Eagle suggested there were not enough safe legal routes to accommodate the number of people wanting to come here, adding: “That wouldn’t solve the problem.”

She then added, angrily: “And to be honest, you hint that you thought the Rwanda scheme was working.”

“I’m not hinting, I’m here to ask questions, I’m not here to say whether I think it’s a good idea,” Tilley said.

“You said, people could be put off by being sent to Rwanda. There’s absolutely no evidence,” Eagle replied.

Tilley hit back: “I didn’t mention Rwanda.

“What I said was, you’ve changed the government rules, the previous government said if you came here illegally you couldn’t claim asylum. I never mentioned Rwanda. That’s a statement of fact, and you’ve reversed that, your government.”

“Yes and that is the Rwanda scheme you’re talking about,” Eagle said, before listing all of the now-defunct scheme’s faults.
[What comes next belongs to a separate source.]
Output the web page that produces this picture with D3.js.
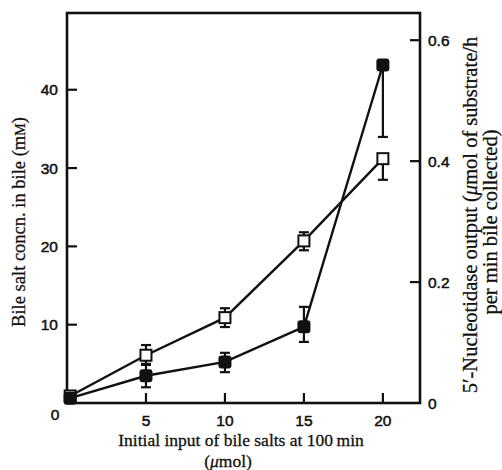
<!DOCTYPE html>
<html>
<head>
<meta charset="utf-8">
<script src="https://cdn.jsdelivr.net/npm/d3@7"></script>
<style>
	body { margin: 0; background: #fff; }
	svg { display: block; }
	.tick-label { font-family: "Liberation Sans", Arial, sans-serif; font-size: 15.5px; fill: #111; stroke: #111; stroke-width: 0.5px; }
	.title { font-family: "Liberation Serif", "Times New Roman", serif; font-size: 18.5px; fill: #111; stroke: #111; stroke-width: 0.3px; }
</style>
</head>
<body>
<div id="chart"></div>
<script>
// Input of bile salts (umol)
const inputs = [0.2, 5, 10, 15, 20];

// Bile salt concn. (mM) - open squares, left axis
const bileSalt = [0.9, 6.1, 10.9, 20.7, 31.2];
const bileSaltLow = [0.9, 5.0, 9.7, 19.5, 28.5];
const bileSaltHigh = [0.9, 7.4, 12.1, 21.8, 31.2];

// 5'-Nucleotidase output - filled squares, right axis
const nucleotidase = [0.008, 0.045, 0.068, 0.126, 0.559];
const nucleotidaseLow = [0.008, 0.026, 0.051, 0.101, 0.44];
const nucleotidaseHigh = [0.008, 0.063, 0.083, 0.159, 0.559];

const xTicks = [5, 10, 15, 20];
const leftTicks = [10, 20, 30, 40];
const rightTicks = [0.2, 0.4, 0.6];

const width = 502;
const height = 470;
const margin = { top: 13, right: 82, bottom: 67, left: 67 };

const svg = d3.select("#chart")
	.append("svg")
	.attr("width", width)
	.attr("height", height);

const x = d3.scaleLinear()
	.domain([0, 22.35])
	.range([margin.left, width - margin.right]);

const yLeft = d3.scaleLinear()
	.domain([0, 49.8])
	.range([height - margin.bottom, margin.top]);

const yRight = d3.scaleLinear()
	.domain([0, 0.645])
	.range([height - margin.bottom, margin.top]);

const x0 = margin.left, x1 = width - margin.right;
const y0 = height - margin.bottom, y1 = margin.top;
const tickLen = 10;
const stroke = "#111";

// Frame
svg.append("rect")
	.attr("x", x0)
	.attr("y", y1)
	.attr("width", x1 - x0)
	.attr("height", y0 - y1)
	.attr("fill", "none")
	.attr("stroke", stroke)
	.attr("stroke-width", 2.6);

// Inward ticks
const g = svg.append("g").attr("stroke", stroke).attr("stroke-width", 2.2);
g.selectAll("line.xt").data(xTicks).join("line")
	.attr("x1", (d) => x(d)).attr("x2", (d) => x(d))
	.attr("y1", y0).attr("y2", y0 - tickLen);
g.selectAll("line.lt").data(leftTicks).join("line")
	.attr("x1", x0).attr("x2", x0 + tickLen)
	.attr("y1", (d) => yLeft(d)).attr("y2", (d) => yLeft(d));
g.selectAll("line.rt").data(rightTicks).join("line")
	.attr("x1", x1).attr("x2", x1 - tickLen)
	.attr("y1", (d) => yRight(d)).attr("y2", (d) => yRight(d));

// Tick labels
svg.selectAll("text.xl").data(xTicks).join("text")
	.attr("class", "tick-label")
	.attr("x", (d) => x(d))
	.attr("y", y0 + 23)
	.attr("text-anchor", "middle")
	.text((d) => d);
svg.append("text")
	.attr("class", "tick-label")
	.attr("x", x0 - 12)
	.attr("y", y0 + 17)
	.attr("text-anchor", "middle")
	.text("0");
svg.selectAll("text.ll").data(leftTicks).join("text")
	.attr("class", "tick-label")
	.attr("x", x0 - 9)
	.attr("y", (d) => yLeft(d) + 5.5)
	.attr("text-anchor", "end")
	.text((d) => d);
svg.selectAll("text.rl").data([0].concat(rightTicks)).join("text")
	.attr("class", "tick-label")
	.attr("x", x1 + 8)
	.attr("y", (d) => yRight(d) + 6)
	.attr("text-anchor", "start")
	.text((d) => (d === 0 ? "0" : d3.format(".1f")(d)));

// Lines
const lineLeft = d3.line().x((d, i) => x(inputs[i])).y((d) => yLeft(d));
const lineRight = d3.line().x((d, i) => x(inputs[i])).y((d) => yRight(d));

svg.append("path")
	.datum(bileSalt)
	.attr("d", lineLeft)
	.attr("fill", "none")
	.attr("stroke", stroke)
	.attr("stroke-width", 2.4);
svg.append("path")
	.datum(nucleotidase)
	.attr("d", lineRight)
	.attr("fill", "none")
	.attr("stroke", stroke)
	.attr("stroke-width", 2.4);

// Error bars
function errorBars(low, high, scale) {
	const eb = svg.append("g").attr("stroke", stroke).attr("stroke-width", 2.2);
	inputs.forEach((v, i) => {
		if (low[i] === high[i]) return;
		const cx = x(v);
		eb.append("line")
			.attr("x1", cx).attr("x2", cx)
			.attr("y1", scale(low[i])).attr("y2", scale(high[i]));
		[low[i], high[i]].forEach((e) => {
			eb.append("line")
				.attr("x1", cx - 5).attr("x2", cx + 5)
				.attr("y1", scale(e)).attr("y2", scale(e));
		});
	});
}
errorBars(bileSaltLow, bileSaltHigh, yLeft);
errorBars(nucleotidaseLow, nucleotidaseHigh, yRight);

// Markers
const sq = 11;
svg.append("g").selectAll("rect").data(bileSalt).join("rect")
	.attr("x", (d, i) => x(inputs[i]) - sq / 2)
	.attr("y", (d) => yLeft(d) - sq / 2)
	.attr("width", sq).attr("height", sq)
	.attr("fill", "#fff")
	.attr("stroke", stroke)
	.attr("stroke-width", 2);
svg.append("g").selectAll("rect").data(nucleotidase).join("rect")
	.attr("x", (d, i) => x(inputs[i]) - 6.5)
	.attr("y", (d) => yRight(d) - 6.5)
	.attr("width", 13).attr("height", 13)
	.attr("rx", 3)
	.attr("fill", stroke);

// Axis titles
const leftTitle = svg.append("text")
	.attr("class", "title")
	.attr("transform", `translate(25, ${(y0 + y1) / 2 + 14}) rotate(-90)`)
	.attr("text-anchor", "middle");
leftTitle.append("tspan").text("Bile salt concn. in bile (m");
leftTitle.append("tspan").style("font-size", "14px").text("M");
leftTitle.append("tspan").text(")");

const rightTitle = svg.append("text")
	.attr("class", "title")
	.style("font-size", "20.5px")
	.attr("transform", `translate(477, 215) rotate(-90)`)
	.attr("text-anchor", "middle");
rightTitle.append("tspan").text("5\u2032-Nucleotidase output (");
rightTitle.append("tspan").style("font-style", "italic").text("\u03bc");
rightTitle.append("tspan").text("mol of substrate/h");
svg.append("text")
	.attr("class", "title")
	.style("font-size", "20.5px")
	.attr("transform", `translate(497, 222) rotate(-90)`)
	.attr("text-anchor", "middle")
	.text("per min bile collected)");

svg.append("text")
	.attr("class", "title")
	.style("font-size", "17.5px")
	.attr("x", 241)
	.attr("y", 446)
	.attr("text-anchor", "middle")
	.text("Initial input of bile salts at 100\u2009min");
const unitTitle = svg.append("text")
	.attr("class", "title")
	.style("font-size", "17.5px")
	.attr("x", 228)
	.attr("y", 467)
	.attr("text-anchor", "middle");
unitTitle.append("tspan").text("(");
unitTitle.append("tspan").style("font-style", "italic").text("\u03bc");
unitTitle.append("tspan").text("mol)");
</script>
</body>
</html>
The Tories spent £700m and more than two years setting up a deportation programme to send asylum seekers to Rwanda.

Yet it was met with many legal challenges, and in the end only four failed asylum seekers – who were paid to go to Rwanda – were actually relocated.

Eagle also claimed 106,000 people have been stuck in a “perma-backlog” and not being dealt with at all due to the Tories’ focus on the Rwanda scheme.

In a later interview with Sky News, the minister added that the plan “wasn’t workable, it was a gimmick”, noting that it just delayed Home Office staff from processing applications in the UK.

“There was an infinitesimal small potential chance that somebody might end up in Rwanda,” she said.

Eagle scoffed when asked, if Germany ended using the scheme instead, would the government try to claw back the money the Tories spent on the programme.

She said: “The German people have to decide what to do but my warning to them would be the Rwanda scheme was an expensive gimmick and it won’t work.”